### Stated goal
Write out nothing but the lines from the first line of the entries below through the line with "const sampleDays = [1, 7, 13, 19, 25];"; no pictures go in.

** begin Data **

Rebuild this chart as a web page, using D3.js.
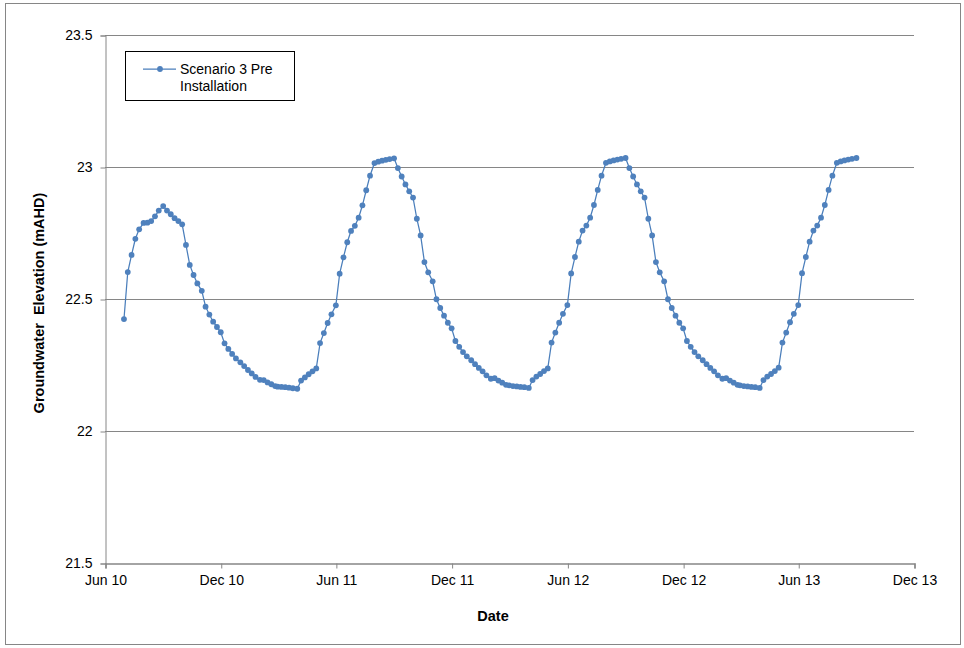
<!DOCTYPE html>
<html>
<head>
<meta charset="utf-8">
<script src="https://cdn.jsdelivr.net/npm/d3@7"></script>
<style>
  body { margin: 0; background: #fff; }
  svg { display: block; }
  text { font-family: "Liberation Sans", Arial, sans-serif; fill: #000; }
</style>
</head>
<body>
<svg id="chart" width="964" height="648"></svg>
<script>
// Groundwater level readings, sampled on the 1st, 7th, 13th, 19th and 25th of each month
const sampleDays = [1, 7, 13, 19, 25];

// Jul 2010 – Dec 2010
const level2010 = [
  22.424, 22.602, 22.667, 22.728, 22.764, 22.788, 22.789, 22.795, 22.813, 22.835,
  22.852, 22.835, 22.821, 22.806, 22.795, 22.783, 22.705, 22.629, 22.591, 22.559,
  22.531, 22.471, 22.441, 22.414, 22.394, 22.374, 22.332, 22.311, 22.292, 22.275
];
// Jan 2011 – Dec 2011
const level2011 = [
  22.260, 22.246, 22.231, 22.218, 22.205, 22.194, 22.193, 22.184, 22.177, 22.170,
  22.168, 22.167, 22.166, 22.164, 22.162, 22.160, 22.191, 22.203, 22.215, 22.226,
  22.237, 22.333, 22.371, 22.409, 22.442, 22.476, 22.596, 22.658, 22.715, 22.758,
  22.777, 22.808, 22.855, 22.912, 22.967, 23.015, 23.020, 23.024, 23.027, 23.030,
  23.033, 22.996, 22.964, 22.934, 22.908, 22.884, 22.804, 22.741, 22.640, 22.601,
  22.567, 22.499, 22.466, 22.437, 22.410, 22.389, 22.341, 22.319, 22.299, 22.283
];
// Jan 2012 – Dec 2012
const level2012 = [
  22.268, 22.253, 22.239, 22.226, 22.211, 22.198, 22.200, 22.191, 22.183, 22.175,
  22.173, 22.170, 22.169, 22.167, 22.166, 22.163, 22.193, 22.206, 22.216, 22.227,
  22.237, 22.335, 22.373, 22.410, 22.444, 22.477, 22.597, 22.659, 22.717, 22.759,
  22.778, 22.808, 22.856, 22.913, 22.967, 23.016, 23.021, 23.025, 23.028, 23.031,
  23.034, 22.996, 22.964, 22.934, 22.908, 22.884, 22.804, 22.741, 22.640, 22.601,
  22.567, 22.499, 22.466, 22.437, 22.410, 22.389, 22.341, 22.319, 22.299, 22.283
];
// Jan 2013 – 1 Sep 2013
const level2013 = [
  22.268, 22.253, 22.239, 22.226, 22.211, 22.198, 22.200, 22.191, 22.183, 22.175,
  22.173, 22.170, 22.169, 22.167, 22.166, 22.163, 22.193, 22.206, 22.216, 22.227,
  22.240, 22.335, 22.373, 22.412, 22.444, 22.477, 22.598, 22.659, 22.717, 22.759,
  22.778, 22.808, 22.856, 22.913, 22.967, 23.016, 23.021, 23.025, 23.028, 23.031,
  23.034
];

const seriesLabel = ["Scenario 3 Pre", "Installation"];
const yTicks = [21.5, 22, 22.5, 23, 23.5];
const xTickDates = ["2010-06-01", "2010-12-01", "2011-06-01", "2011-12-01",
                    "2012-06-01", "2012-12-01", "2013-06-01", "2013-12-01"];
const xTickLabels = ["Jun 10", "Dec 10", "Jun 11", "Dec 11", "Jun 12", "Dec 12", "Jun 13", "Dec 13"];
const yTitle = "Groundwater\u00a0 Elevation (mAHD)";
const xTitle = "Date";

// Pair each reading with its sampling date
function withDates(values, year, firstMonth) {
  return values.map((v, k) => ({
    date: new Date(year, firstMonth + Math.floor(k / sampleDays.length), sampleDays[k % sampleDays.length]),
    value: v
  }));
}
const data = [
  ...withDates(level2010, 2010, 6),
  ...withDates(level2011, 2011, 0),
  ...withDates(level2012, 2012, 0),
  ...withDates(level2013, 2013, 0)
];

const parse = d3.timeParse("%Y-%m-%d");
const tickDates = xTickDates.map(parse);

const svg = d3.select("#chart");
const plot = { left: 105, right: 914, top: 35, bottom: 563 };
const axisColor = "#868686";
const lineColor = "#4A7EBB";
const markerColor = "#4F81BD";

const x = d3.scaleTime()
  .domain([tickDates[0], tickDates[tickDates.length - 1]])
  .range([plot.left, plot.right]);
const y = d3.scaleLinear()
  .domain([yTicks[0], yTicks[yTicks.length - 1]])
  .range([plot.bottom, plot.top]);

// Outer chart frame
svg.append("rect")
  .attr("x", 5.5).attr("y", 3.5)
  .attr("width", 955).attr("height", 641)
  .attr("fill", "#fff")
  .attr("stroke", axisColor).attr("stroke-width", 1);

// Horizontal gridlines
svg.append("g")
  .selectAll("line")
  .data(yTicks.slice(1))
  .join("line")
  .attr("x1", plot.left).attr("x2", plot.right)
  .attr("y1", d => Math.round(y(d)) + 0.5)
  .attr("y2", d => Math.round(y(d)) + 0.5)
  .attr("stroke", axisColor).attr("stroke-width", 1);

// Y axis
const yAxis = svg.append("g")
  .attr("transform", `translate(${plot.left + 0.5},0.5)`)
  .call(d3.axisLeft(y).tickValues(yTicks).tickFormat(d3.format("")).tickSize(5).tickPadding(8));
yAxis.select(".domain").attr("stroke", axisColor);
yAxis.selectAll(".tick line").attr("stroke", axisColor);
yAxis.selectAll(".tick text")
  .attr("font-size", 14)
  .attr("font-family", "'Liberation Sans', Arial, sans-serif")
  .attr("fill", "#000");

// X axis
const xAxis = svg.append("g")
  .attr("transform", `translate(0.5,${Math.round(plot.bottom) + 0.5})`)
  .call(d3.axisBottom(x).tickValues(tickDates)
    .tickFormat((d, i) => xTickLabels[i]).tickSize(5).tickPadding(7));
xAxis.select(".domain").attr("stroke", axisColor).attr("stroke-width", 1.5);
xAxis.selectAll(".tick line").attr("stroke", axisColor);
xAxis.selectAll(".tick text")
  .attr("font-size", 14)
  .attr("font-family", "'Liberation Sans', Arial, sans-serif")
  .attr("fill", "#000");

// Series line and markers
svg.append("path")
  .datum(data)
  .attr("fill", "none")
  .attr("stroke", lineColor)
  .attr("stroke-width", 1.25)
  .attr("d", d3.line().x(d => x(d.date)).y(d => y(d.value)));

svg.append("g")
  .selectAll("circle")
  .data(data)
  .join("circle")
  .attr("cx", d => x(d.date))
  .attr("cy", d => y(d.value))
  .attr("r", 2.9)
  .attr("fill", markerColor);

// Axis titles
svg.append("text")
  .attr("transform", `translate(44,${(plot.top + plot.bottom) / 2 + 4}) rotate(-90)`)
  .attr("text-anchor", "middle")
  .attr("font-size", 14.5)
  .attr("font-weight", "bold")
  .text(yTitle);

svg.append("text")
  .attr("x", 493).attr("y", 621)
  .attr("text-anchor", "middle")
  .attr("font-size", 14.5)
  .attr("font-weight", "bold")
  .text(xTitle);

// Legend
const legend = svg.append("g");
legend.append("rect")
  .attr("x", 125.5).attr("y", 51.5)
  .attr("width", 169).attr("height", 49)
  .attr("fill", "#fff").attr("stroke", "#000").attr("stroke-width", 1);
legend.append("line")
  .attr("x1", 143).attr("x2", 176).attr("y1", 69).attr("y2", 69)
  .attr("stroke", lineColor).attr("stroke-width", 1.25);
legend.append("circle")
  .attr("cx", 160).attr("cy", 69).attr("r", 2.9).attr("fill", markerColor);
legend.append("text")
  .attr("x", 180).attr("y", 74)
  .attr("font-size", 14)
  .selectAll("tspan")
  .data(seriesLabel)
  .join("tspan")
  .attr("x", 180)
  .attr("dy", (d, i) => i === 0 ? 0 : 16.5)
  .text(d => d);
</script>
</body>
</html>
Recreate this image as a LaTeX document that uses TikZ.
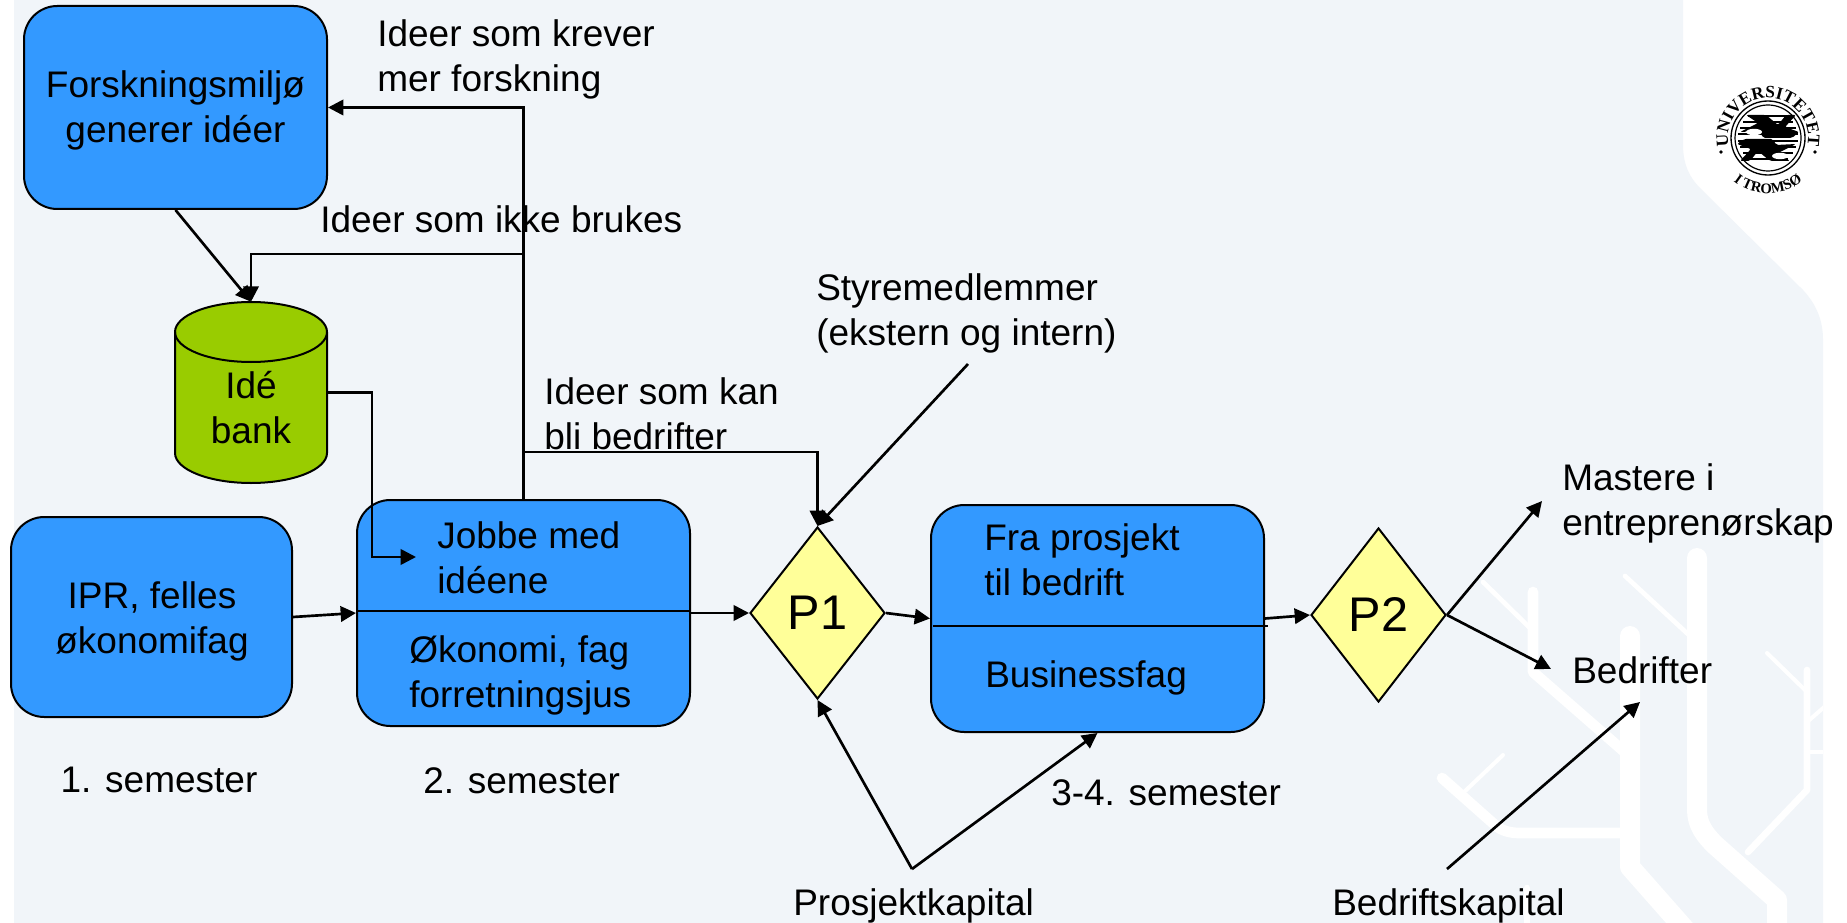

** end Data **

### Task answer
Rebuild this chart as a web page, using D3.js.
<!DOCTYPE html>
<html>
<head>
<meta charset="utf-8">
<script src="https://cdn.jsdelivr.net/npm/d3@7"></script>
<style>
  body { margin: 0; background: #fff; }
  svg { display: block; }
  text { font-family: "Liberation Sans", Arial, sans-serif; fill: #000; }
</style>
</head>
<body>
<svg id="chart" width="964" height="648"></svg>
<script>
// Groundwater level readings, sampled on the 1st, 7th, 13th, 19th and 25th of each month
const sampleDays = [1, 7, 13, 19, 25];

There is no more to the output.